→ WHAT YOU ARE ASKED TO DO:
Copy exactly, and only, the lines below from the first through the one containing "ax = fig.add_axes([140", both included; pictures are omitted.

→ DATA PROVIDED:
----------------

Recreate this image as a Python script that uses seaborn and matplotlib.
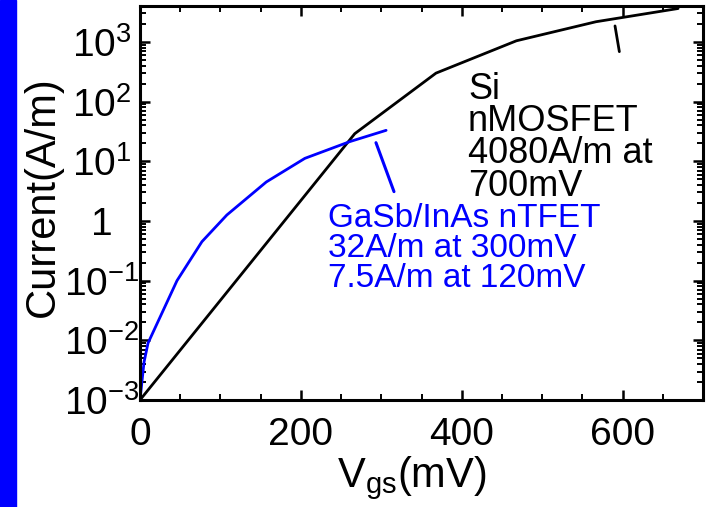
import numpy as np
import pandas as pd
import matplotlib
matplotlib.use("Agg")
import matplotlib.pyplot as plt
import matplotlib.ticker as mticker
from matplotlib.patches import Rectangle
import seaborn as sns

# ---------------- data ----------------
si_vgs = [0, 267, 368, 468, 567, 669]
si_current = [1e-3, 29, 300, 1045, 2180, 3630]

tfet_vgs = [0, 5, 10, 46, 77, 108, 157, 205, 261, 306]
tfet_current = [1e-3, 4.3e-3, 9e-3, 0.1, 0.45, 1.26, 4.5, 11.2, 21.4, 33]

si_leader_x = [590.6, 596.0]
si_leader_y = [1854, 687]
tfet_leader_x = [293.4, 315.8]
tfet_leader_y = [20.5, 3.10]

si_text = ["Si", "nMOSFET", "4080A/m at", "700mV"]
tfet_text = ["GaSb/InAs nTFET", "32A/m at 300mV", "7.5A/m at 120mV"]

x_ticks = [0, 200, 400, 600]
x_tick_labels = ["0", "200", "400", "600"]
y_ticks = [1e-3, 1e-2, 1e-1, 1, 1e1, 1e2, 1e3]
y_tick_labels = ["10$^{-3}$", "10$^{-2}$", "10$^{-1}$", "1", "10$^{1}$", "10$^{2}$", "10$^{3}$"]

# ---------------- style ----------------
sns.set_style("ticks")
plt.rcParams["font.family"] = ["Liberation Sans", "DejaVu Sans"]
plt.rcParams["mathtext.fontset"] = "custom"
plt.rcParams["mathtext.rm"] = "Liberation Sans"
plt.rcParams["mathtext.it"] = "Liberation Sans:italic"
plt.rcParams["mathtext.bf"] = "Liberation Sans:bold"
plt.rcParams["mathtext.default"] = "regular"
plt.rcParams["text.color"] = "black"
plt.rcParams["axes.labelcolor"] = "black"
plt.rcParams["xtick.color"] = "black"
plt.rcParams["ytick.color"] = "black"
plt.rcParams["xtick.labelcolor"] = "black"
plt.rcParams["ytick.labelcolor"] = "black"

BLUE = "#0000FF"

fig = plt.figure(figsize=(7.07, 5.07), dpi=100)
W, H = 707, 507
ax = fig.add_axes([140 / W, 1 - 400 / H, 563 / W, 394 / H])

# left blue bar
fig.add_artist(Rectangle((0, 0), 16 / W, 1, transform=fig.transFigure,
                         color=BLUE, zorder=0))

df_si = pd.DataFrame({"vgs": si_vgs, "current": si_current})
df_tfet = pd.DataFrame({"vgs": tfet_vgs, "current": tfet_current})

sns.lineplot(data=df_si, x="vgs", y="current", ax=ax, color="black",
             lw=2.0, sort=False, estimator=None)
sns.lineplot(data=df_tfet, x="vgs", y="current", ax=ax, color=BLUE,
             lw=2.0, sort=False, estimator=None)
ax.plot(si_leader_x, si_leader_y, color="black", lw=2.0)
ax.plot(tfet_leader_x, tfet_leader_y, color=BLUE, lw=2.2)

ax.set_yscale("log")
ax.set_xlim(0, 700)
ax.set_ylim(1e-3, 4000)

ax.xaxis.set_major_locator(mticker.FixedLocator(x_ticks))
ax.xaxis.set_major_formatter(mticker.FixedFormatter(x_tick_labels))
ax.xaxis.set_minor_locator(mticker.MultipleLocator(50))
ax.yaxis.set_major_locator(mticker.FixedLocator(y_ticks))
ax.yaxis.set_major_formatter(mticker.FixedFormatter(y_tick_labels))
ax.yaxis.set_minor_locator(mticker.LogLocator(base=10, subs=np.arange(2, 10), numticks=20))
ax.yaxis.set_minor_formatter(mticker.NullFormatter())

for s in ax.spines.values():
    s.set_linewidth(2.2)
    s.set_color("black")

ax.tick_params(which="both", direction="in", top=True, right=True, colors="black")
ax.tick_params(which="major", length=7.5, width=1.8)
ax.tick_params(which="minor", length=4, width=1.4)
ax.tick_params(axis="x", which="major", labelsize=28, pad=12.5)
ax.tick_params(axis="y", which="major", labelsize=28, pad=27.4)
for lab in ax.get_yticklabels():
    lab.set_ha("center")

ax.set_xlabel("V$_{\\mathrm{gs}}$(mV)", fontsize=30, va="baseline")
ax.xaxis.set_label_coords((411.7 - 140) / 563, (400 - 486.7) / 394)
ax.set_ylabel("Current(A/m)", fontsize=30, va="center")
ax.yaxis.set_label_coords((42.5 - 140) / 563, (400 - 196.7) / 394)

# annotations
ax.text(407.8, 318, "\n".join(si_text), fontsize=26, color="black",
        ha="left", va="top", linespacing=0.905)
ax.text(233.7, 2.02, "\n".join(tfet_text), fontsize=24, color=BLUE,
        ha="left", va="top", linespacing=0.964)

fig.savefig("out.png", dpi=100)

----------------

→ THE RESULT:
Recreate this image as a Python script that uses seaborn and matplotlib.
import numpy as np
import pandas as pd
import matplotlib
matplotlib.use("Agg")
import matplotlib.pyplot as plt
import matplotlib.ticker as mticker
from matplotlib.patches import Rectangle
import seaborn as sns

# ---------------- data ----------------
si_vgs = [0, 267, 368, 468, 567, 669]
si_current = [1e-3, 29, 300, 1045, 2180, 3630]

tfet_vgs = [0, 5, 10, 46, 77, 108, 157, 205, 261, 306]
tfet_current = [1e-3, 4.3e-3, 9e-3, 0.1, 0.45, 1.26, 4.5, 11.2, 21.4, 33]

si_leader_x = [590.6, 596.0]
si_leader_y = [1854, 687]
tfet_leader_x = [293.4, 315.8]
tfet_leader_y = [20.5, 3.10]

si_text = ["Si", "nMOSFET", "4080A/m at", "700mV"]
tfet_text = ["GaSb/InAs nTFET", "32A/m at 300mV", "7.5A/m at 120mV"]

x_ticks = [0, 200, 400, 600]
x_tick_labels = ["0", "200", "400", "600"]
y_ticks = [1e-3, 1e-2, 1e-1, 1, 1e1, 1e2, 1e3]
y_tick_labels = ["10$^{-3}$", "10$^{-2}$", "10$^{-1}$", "1", "10$^{1}$", "10$^{2}$", "10$^{3}$"]

# ---------------- style ----------------
sns.set_style("ticks")
plt.rcParams["font.family"] = ["Liberation Sans", "DejaVu Sans"]
plt.rcParams["mathtext.fontset"] = "custom"
plt.rcParams["mathtext.rm"] = "Liberation Sans"
plt.rcParams["mathtext.it"] = "Liberation Sans:italic"
plt.rcParams["mathtext.bf"] = "Liberation Sans:bold"
plt.rcParams["mathtext.default"] = "regular"
plt.rcParams["text.color"] = "black"
plt.rcParams["axes.labelcolor"] = "black"
plt.rcParams["xtick.color"] = "black"
plt.rcParams["ytick.color"] = "black"
plt.rcParams["xtick.labelcolor"] = "black"
plt.rcParams["ytick.labelcolor"] = "black"

BLUE = "#0000FF"

fig = plt.figure(figsize=(7.07, 5.07), dpi=100)
W, H = 707, 507
ax = fig.add_axes([140 / W, 1 - 400 / H, 563 / W, 394 / H])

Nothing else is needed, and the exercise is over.